*Plotting code records:*
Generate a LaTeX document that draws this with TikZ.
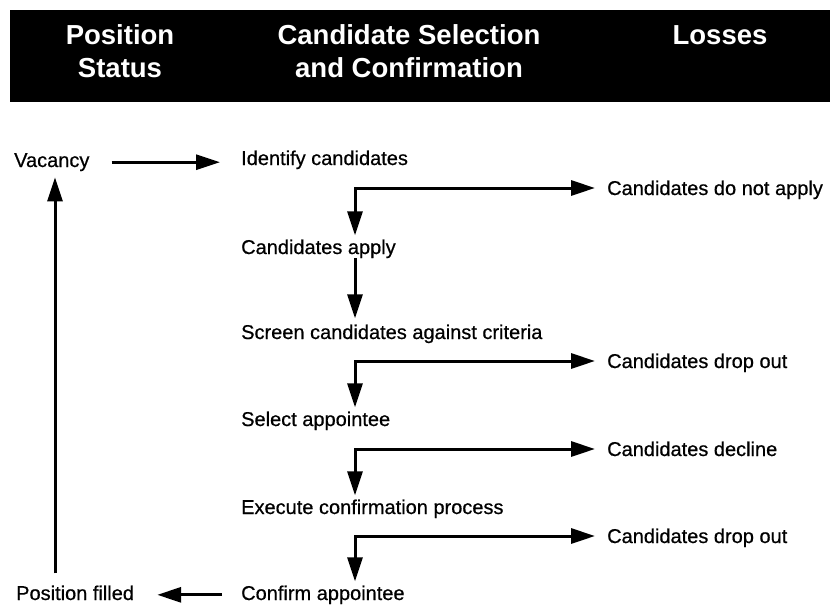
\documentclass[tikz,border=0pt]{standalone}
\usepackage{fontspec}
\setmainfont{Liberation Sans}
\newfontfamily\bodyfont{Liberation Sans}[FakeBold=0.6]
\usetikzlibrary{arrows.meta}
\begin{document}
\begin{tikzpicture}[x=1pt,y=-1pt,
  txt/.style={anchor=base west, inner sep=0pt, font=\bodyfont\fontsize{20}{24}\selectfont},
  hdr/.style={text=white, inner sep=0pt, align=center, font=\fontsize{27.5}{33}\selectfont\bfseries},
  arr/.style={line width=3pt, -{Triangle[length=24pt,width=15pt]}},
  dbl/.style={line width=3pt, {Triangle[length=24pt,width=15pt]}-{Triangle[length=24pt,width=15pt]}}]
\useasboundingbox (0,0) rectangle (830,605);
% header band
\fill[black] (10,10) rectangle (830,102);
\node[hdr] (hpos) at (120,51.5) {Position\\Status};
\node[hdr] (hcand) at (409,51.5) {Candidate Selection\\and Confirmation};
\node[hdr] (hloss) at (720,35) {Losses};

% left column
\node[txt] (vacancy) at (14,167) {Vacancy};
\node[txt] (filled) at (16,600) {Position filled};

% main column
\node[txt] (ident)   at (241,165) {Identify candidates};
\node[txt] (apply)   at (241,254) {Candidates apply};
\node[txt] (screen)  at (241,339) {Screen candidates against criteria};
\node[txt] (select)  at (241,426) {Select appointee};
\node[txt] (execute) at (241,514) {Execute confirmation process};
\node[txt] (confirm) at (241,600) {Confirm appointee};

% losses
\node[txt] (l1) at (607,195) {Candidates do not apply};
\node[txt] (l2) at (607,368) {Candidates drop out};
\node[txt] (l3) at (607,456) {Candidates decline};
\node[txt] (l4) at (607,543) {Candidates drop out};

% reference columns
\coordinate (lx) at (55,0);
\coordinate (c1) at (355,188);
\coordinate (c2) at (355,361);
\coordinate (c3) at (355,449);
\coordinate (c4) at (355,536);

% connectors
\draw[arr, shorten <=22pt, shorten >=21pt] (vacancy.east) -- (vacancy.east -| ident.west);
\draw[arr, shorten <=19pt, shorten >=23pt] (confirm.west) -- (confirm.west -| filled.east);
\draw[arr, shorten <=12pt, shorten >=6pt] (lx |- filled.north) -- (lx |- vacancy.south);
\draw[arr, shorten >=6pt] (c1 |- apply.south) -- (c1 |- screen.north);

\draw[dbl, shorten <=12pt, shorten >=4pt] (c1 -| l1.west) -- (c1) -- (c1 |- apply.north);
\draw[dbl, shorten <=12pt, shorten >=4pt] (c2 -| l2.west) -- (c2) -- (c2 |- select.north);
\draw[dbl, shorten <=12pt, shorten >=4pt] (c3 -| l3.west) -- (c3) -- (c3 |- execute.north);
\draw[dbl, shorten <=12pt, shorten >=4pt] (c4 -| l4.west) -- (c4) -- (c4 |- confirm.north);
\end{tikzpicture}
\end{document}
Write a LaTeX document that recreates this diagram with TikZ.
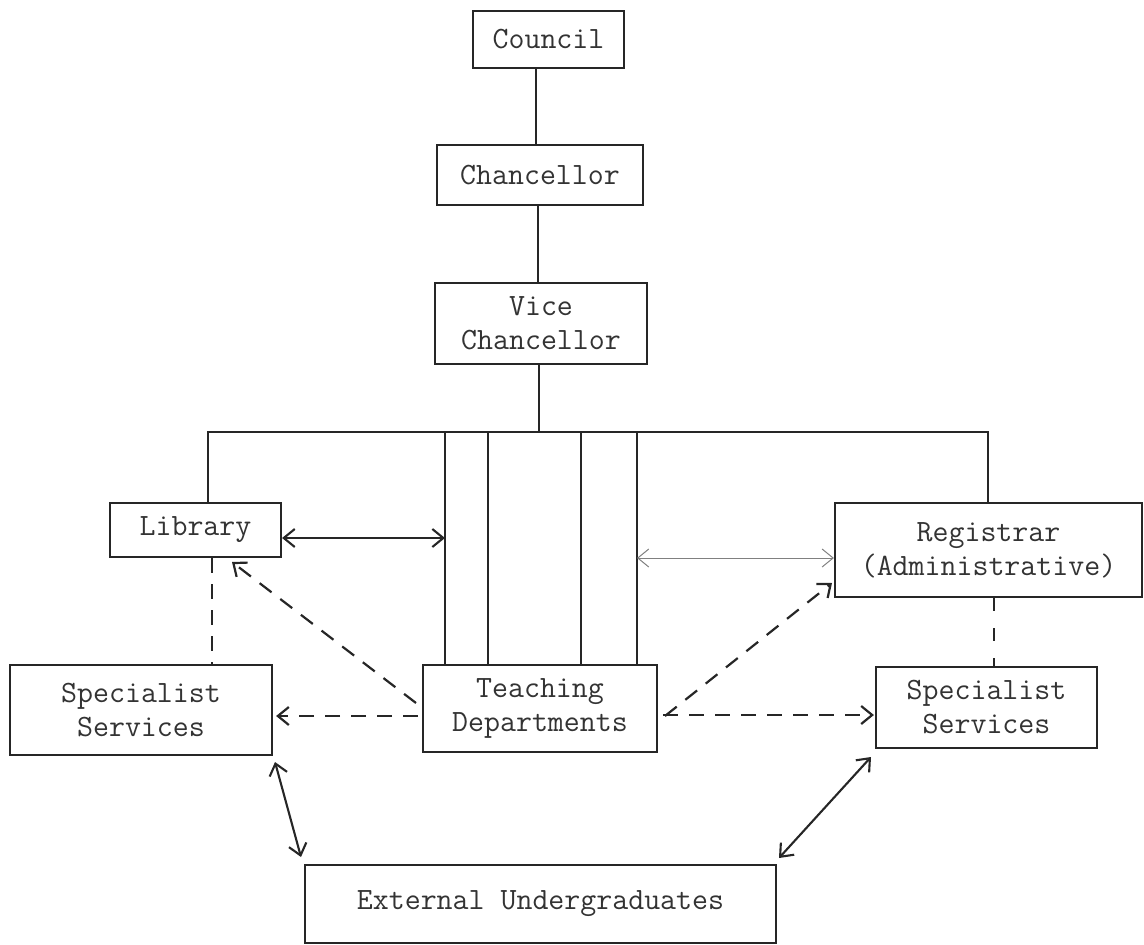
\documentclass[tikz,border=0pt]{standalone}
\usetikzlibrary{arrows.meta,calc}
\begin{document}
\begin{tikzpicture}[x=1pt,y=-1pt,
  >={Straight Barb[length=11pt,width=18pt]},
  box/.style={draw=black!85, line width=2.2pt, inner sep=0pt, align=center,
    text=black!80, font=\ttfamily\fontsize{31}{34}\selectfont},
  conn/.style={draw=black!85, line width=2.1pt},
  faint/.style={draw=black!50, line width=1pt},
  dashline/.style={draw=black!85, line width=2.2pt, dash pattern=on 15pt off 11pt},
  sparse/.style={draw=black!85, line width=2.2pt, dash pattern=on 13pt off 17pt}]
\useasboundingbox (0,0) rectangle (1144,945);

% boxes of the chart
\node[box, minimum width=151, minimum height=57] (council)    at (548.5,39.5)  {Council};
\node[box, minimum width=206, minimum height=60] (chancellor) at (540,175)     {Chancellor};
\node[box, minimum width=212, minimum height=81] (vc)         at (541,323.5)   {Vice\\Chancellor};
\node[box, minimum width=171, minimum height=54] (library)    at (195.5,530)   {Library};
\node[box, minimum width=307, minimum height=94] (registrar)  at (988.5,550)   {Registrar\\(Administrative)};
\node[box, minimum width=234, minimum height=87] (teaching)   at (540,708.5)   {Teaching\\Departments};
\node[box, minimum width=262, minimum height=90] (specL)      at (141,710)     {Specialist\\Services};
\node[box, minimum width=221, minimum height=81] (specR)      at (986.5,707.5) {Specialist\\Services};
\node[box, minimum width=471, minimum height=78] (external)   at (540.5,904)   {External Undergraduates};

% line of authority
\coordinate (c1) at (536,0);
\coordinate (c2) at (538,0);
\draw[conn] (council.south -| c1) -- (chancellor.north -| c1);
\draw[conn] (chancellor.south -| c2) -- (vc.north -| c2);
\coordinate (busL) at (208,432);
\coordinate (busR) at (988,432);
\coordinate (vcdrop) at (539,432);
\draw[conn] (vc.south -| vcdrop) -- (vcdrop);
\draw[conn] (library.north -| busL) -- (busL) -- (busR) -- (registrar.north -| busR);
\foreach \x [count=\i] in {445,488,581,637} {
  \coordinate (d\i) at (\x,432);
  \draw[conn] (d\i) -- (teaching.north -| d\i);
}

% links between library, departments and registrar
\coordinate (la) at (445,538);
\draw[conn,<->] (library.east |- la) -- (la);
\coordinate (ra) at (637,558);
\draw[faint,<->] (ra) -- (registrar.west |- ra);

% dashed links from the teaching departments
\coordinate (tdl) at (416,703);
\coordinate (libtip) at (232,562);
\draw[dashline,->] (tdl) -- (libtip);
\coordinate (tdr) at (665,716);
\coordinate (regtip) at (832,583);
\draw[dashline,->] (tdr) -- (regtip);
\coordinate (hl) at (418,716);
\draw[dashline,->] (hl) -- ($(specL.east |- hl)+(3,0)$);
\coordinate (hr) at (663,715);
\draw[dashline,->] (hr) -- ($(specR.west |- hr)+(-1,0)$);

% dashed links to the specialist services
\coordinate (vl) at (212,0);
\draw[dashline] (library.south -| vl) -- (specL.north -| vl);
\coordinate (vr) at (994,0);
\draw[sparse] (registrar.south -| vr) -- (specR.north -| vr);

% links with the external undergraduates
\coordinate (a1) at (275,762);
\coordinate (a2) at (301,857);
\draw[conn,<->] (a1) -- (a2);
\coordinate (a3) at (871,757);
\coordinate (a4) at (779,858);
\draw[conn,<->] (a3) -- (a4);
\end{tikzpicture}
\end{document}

*Task to carry out:* Copy every record character for character. Skip the pictures.

*Reply:*
Generate a LaTeX document that draws this with TikZ.
\documentclass[tikz,border=0pt]{standalone}
\usepackage{fontspec}
\setmainfont{Liberation Sans}
\newfontfamily\bodyfont{Liberation Sans}[FakeBold=0.6]
\usetikzlibrary{arrows.meta}
\begin{document}
\begin{tikzpicture}[x=1pt,y=-1pt,
  txt/.style={anchor=base west, inner sep=0pt, font=\bodyfont\fontsize{20}{24}\selectfont},
  hdr/.style={text=white, inner sep=0pt, align=center, font=\fontsize{27.5}{33}\selectfont\bfseries},
  arr/.style={line width=3pt, -{Triangle[length=24pt,width=15pt]}},
  dbl/.style={line width=3pt, {Triangle[length=24pt,width=15pt]}-{Triangle[length=24pt,width=15pt]}}]
\useasboundingbox (0,0) rectangle (830,605);
% header band
\fill[black] (10,10) rectangle (830,102);
\node[hdr] (hpos) at (120,51.5) {Position\\Status};
\node[hdr] (hcand) at (409,51.5) {Candidate Selection\\and Confirmation};
\node[hdr] (hloss) at (720,35) {Losses};

% left column
\node[txt] (vacancy) at (14,167) {Vacancy};
\node[txt] (filled) at (16,600) {Position filled};

% main column
\node[txt] (ident)   at (241,165) {Identify candidates};
\node[txt] (apply)   at (241,254) {Candidates apply};
\node[txt] (screen)  at (241,339) {Screen candidates against criteria};
\node[txt] (select)  at (241,426) {Select appointee};
\node[txt] (execute) at (241,514) {Execute confirmation process};
\node[txt] (confirm) at (241,600) {Confirm appointee};

% losses
\node[txt] (l1) at (607,195) {Candidates do not apply};
\node[txt] (l2) at (607,368) {Candidates drop out};
\node[txt] (l3) at (607,456) {Candidates decline};
\node[txt] (l4) at (607,543) {Candidates drop out};

% reference columns
\coordinate (lx) at (55,0);
\coordinate (c1) at (355,188);
\coordinate (c2) at (355,361);
\coordinate (c3) at (355,449);
\coordinate (c4) at (355,536);

% connectors
\draw[arr, shorten <=22pt, shorten >=21pt] (vacancy.east) -- (vacancy.east -| ident.west);
\draw[arr, shorten <=19pt, shorten >=23pt] (confirm.west) -- (confirm.west -| filled.east);
\draw[arr, shorten <=12pt, shorten >=6pt] (lx |- filled.north) -- (lx |- vacancy.south);
\draw[arr, shorten >=6pt] (c1 |- apply.south) -- (c1 |- screen.north);

\draw[dbl, shorten <=12pt, shorten >=4pt] (c1 -| l1.west) -- (c1) -- (c1 |- apply.north);
\draw[dbl, shorten <=12pt, shorten >=4pt] (c2 -| l2.west) -- (c2) -- (c2 |- select.north);
\draw[dbl, shorten <=12pt, shorten >=4pt] (c3 -| l3.west) -- (c3) -- (c3 |- execute.north);
\draw[dbl, shorten <=12pt, shorten >=4pt] (c4 -| l4.west) -- (c4) -- (c4 |- confirm.north);
\end{tikzpicture}
\end{document}
Write a LaTeX document that recreates this diagram with TikZ.
\documentclass[tikz,border=0pt]{standalone}
\usetikzlibrary{arrows.meta,calc}
\begin{document}
\begin{tikzpicture}[x=1pt,y=-1pt,
  >={Straight Barb[length=11pt,width=18pt]},
  box/.style={draw=black!85, line width=2.2pt, inner sep=0pt, align=center,
    text=black!80, font=\ttfamily\fontsize{31}{34}\selectfont},
  conn/.style={draw=black!85, line width=2.1pt},
  faint/.style={draw=black!50, line width=1pt},
  dashline/.style={draw=black!85, line width=2.2pt, dash pattern=on 15pt off 11pt},
  sparse/.style={draw=black!85, line width=2.2pt, dash pattern=on 13pt off 17pt}]
\useasboundingbox (0,0) rectangle (1144,945);

% boxes of the chart
\node[box, minimum width=151, minimum height=57] (council)    at (548.5,39.5)  {Council};
\node[box, minimum width=206, minimum height=60] (chancellor) at (540,175)     {Chancellor};
\node[box, minimum width=212, minimum height=81] (vc)         at (541,323.5)   {Vice\\Chancellor};
\node[box, minimum width=171, minimum height=54] (library)    at (195.5,530)   {Library};
\node[box, minimum width=307, minimum height=94] (registrar)  at (988.5,550)   {Registrar\\(Administrative)};
\node[box, minimum width=234, minimum height=87] (teaching)   at (540,708.5)   {Teaching\\Departments};
\node[box, minimum width=262, minimum height=90] (specL)      at (141,710)     {Specialist\\Services};
\node[box, minimum width=221, minimum height=81] (specR)      at (986.5,707.5) {Specialist\\Services};
\node[box, minimum width=471, minimum height=78] (external)   at (540.5,904)   {External Undergraduates};

% line of authority
\coordinate (c1) at (536,0);
\coordinate (c2) at (538,0);
\draw[conn] (council.south -| c1) -- (chancellor.north -| c1);
\draw[conn] (chancellor.south -| c2) -- (vc.north -| c2);
\coordinate (busL) at (208,432);
\coordinate (busR) at (988,432);
\coordinate (vcdrop) at (539,432);
\draw[conn] (vc.south -| vcdrop) -- (vcdrop);
\draw[conn] (library.north -| busL) -- (busL) -- (busR) -- (registrar.north -| busR);
\foreach \x [count=\i] in {445,488,581,637} {
  \coordinate (d\i) at (\x,432);
  \draw[conn] (d\i) -- (teaching.north -| d\i);
}

% links between library, departments and registrar
\coordinate (la) at (445,538);
\draw[conn,<->] (library.east |- la) -- (la);
\coordinate (ra) at (637,558);
\draw[faint,<->] (ra) -- (registrar.west |- ra);

% dashed links from the teaching departments
\coordinate (tdl) at (416,703);
\coordinate (libtip) at (232,562);
\draw[dashline,->] (tdl) -- (libtip);
\coordinate (tdr) at (665,716);
\coordinate (regtip) at (832,583);
\draw[dashline,->] (tdr) -- (regtip);
\coordinate (hl) at (418,716);
\draw[dashline,->] (hl) -- ($(specL.east |- hl)+(3,0)$);
\coordinate (hr) at (663,715);
\draw[dashline,->] (hr) -- ($(specR.west |- hr)+(-1,0)$);

% dashed links to the specialist services
\coordinate (vl) at (212,0);
\draw[dashline] (library.south -| vl) -- (specL.north -| vl);
\coordinate (vr) at (994,0);
\draw[sparse] (registrar.south -| vr) -- (specR.north -| vr);

% links with the external undergraduates
\coordinate (a1) at (275,762);
\coordinate (a2) at (301,857);
\draw[conn,<->] (a1) -- (a2);
\coordinate (a3) at (871,757);
\coordinate (a4) at (779,858);
\draw[conn,<->] (a3) -- (a4);
\end{tikzpicture}
\end{document}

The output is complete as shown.